Extract only the first line of the listing and every line after it up to and including the one with "import plotly.graph_objects as go". Omit the pictures.
# # #
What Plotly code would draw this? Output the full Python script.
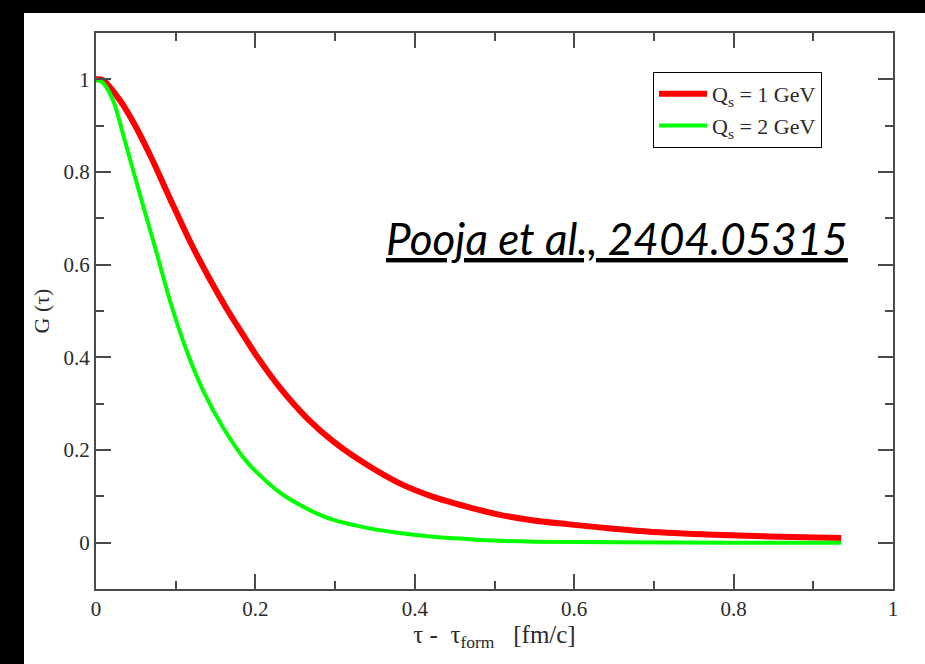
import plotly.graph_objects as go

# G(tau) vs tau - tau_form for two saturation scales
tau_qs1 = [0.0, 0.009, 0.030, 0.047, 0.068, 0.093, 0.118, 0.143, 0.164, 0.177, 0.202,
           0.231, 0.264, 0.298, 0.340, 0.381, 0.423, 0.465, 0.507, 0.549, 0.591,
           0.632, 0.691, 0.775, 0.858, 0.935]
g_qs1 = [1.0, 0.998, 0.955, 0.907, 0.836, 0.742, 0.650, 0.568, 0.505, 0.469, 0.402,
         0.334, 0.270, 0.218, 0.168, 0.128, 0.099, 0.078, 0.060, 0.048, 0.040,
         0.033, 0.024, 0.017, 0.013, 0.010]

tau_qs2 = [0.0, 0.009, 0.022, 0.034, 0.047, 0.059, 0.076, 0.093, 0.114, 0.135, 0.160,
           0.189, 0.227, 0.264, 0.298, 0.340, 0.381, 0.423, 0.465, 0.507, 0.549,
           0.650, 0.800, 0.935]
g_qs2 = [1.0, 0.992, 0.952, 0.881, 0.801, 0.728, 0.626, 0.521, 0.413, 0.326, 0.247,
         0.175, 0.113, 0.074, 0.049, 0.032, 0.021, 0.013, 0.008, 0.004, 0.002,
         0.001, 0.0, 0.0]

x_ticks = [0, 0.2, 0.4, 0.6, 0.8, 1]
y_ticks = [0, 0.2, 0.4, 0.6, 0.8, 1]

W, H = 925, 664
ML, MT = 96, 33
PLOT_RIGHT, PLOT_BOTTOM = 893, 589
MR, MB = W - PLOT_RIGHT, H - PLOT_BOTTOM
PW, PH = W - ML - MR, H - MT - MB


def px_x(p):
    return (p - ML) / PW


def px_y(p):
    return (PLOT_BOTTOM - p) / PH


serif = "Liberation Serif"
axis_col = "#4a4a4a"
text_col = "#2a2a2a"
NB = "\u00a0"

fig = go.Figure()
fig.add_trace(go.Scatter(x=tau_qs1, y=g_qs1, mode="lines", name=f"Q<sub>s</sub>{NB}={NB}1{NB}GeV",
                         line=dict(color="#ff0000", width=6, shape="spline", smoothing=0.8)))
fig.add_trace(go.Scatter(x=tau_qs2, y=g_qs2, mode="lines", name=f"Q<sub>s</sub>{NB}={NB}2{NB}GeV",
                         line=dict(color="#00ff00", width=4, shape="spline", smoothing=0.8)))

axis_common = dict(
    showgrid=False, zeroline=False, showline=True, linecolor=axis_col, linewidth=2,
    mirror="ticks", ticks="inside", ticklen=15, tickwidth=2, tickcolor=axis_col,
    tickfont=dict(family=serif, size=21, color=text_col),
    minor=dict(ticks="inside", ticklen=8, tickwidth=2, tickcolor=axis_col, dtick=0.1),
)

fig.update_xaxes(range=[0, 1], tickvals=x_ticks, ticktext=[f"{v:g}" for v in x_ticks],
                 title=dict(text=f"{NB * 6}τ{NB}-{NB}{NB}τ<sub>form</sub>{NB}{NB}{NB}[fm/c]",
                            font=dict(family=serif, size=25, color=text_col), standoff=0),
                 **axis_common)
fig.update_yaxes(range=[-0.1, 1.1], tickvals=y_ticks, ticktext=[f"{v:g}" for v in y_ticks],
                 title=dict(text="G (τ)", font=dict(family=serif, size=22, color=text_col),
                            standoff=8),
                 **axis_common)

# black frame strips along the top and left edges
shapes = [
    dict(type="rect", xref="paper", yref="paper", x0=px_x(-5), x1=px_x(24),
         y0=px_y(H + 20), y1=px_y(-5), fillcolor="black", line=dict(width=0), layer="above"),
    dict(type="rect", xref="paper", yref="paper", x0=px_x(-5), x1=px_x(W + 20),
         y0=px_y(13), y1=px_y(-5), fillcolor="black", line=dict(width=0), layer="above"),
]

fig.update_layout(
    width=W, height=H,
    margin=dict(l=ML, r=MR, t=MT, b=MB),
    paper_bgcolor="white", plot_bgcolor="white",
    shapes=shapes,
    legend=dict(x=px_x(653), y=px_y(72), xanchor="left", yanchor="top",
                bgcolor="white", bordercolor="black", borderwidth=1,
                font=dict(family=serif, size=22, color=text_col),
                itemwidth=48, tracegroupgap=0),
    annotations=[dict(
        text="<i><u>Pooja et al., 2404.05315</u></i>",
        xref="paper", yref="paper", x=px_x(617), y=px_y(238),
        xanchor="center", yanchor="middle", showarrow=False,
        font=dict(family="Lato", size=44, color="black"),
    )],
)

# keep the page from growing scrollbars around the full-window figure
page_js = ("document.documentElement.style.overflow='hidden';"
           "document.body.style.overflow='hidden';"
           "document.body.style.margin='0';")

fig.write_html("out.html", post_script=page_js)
# # #
SOLUTION FOR THIS TASK:
What Plotly code would draw this? Output the full Python script.
import plotly.graph_objects as go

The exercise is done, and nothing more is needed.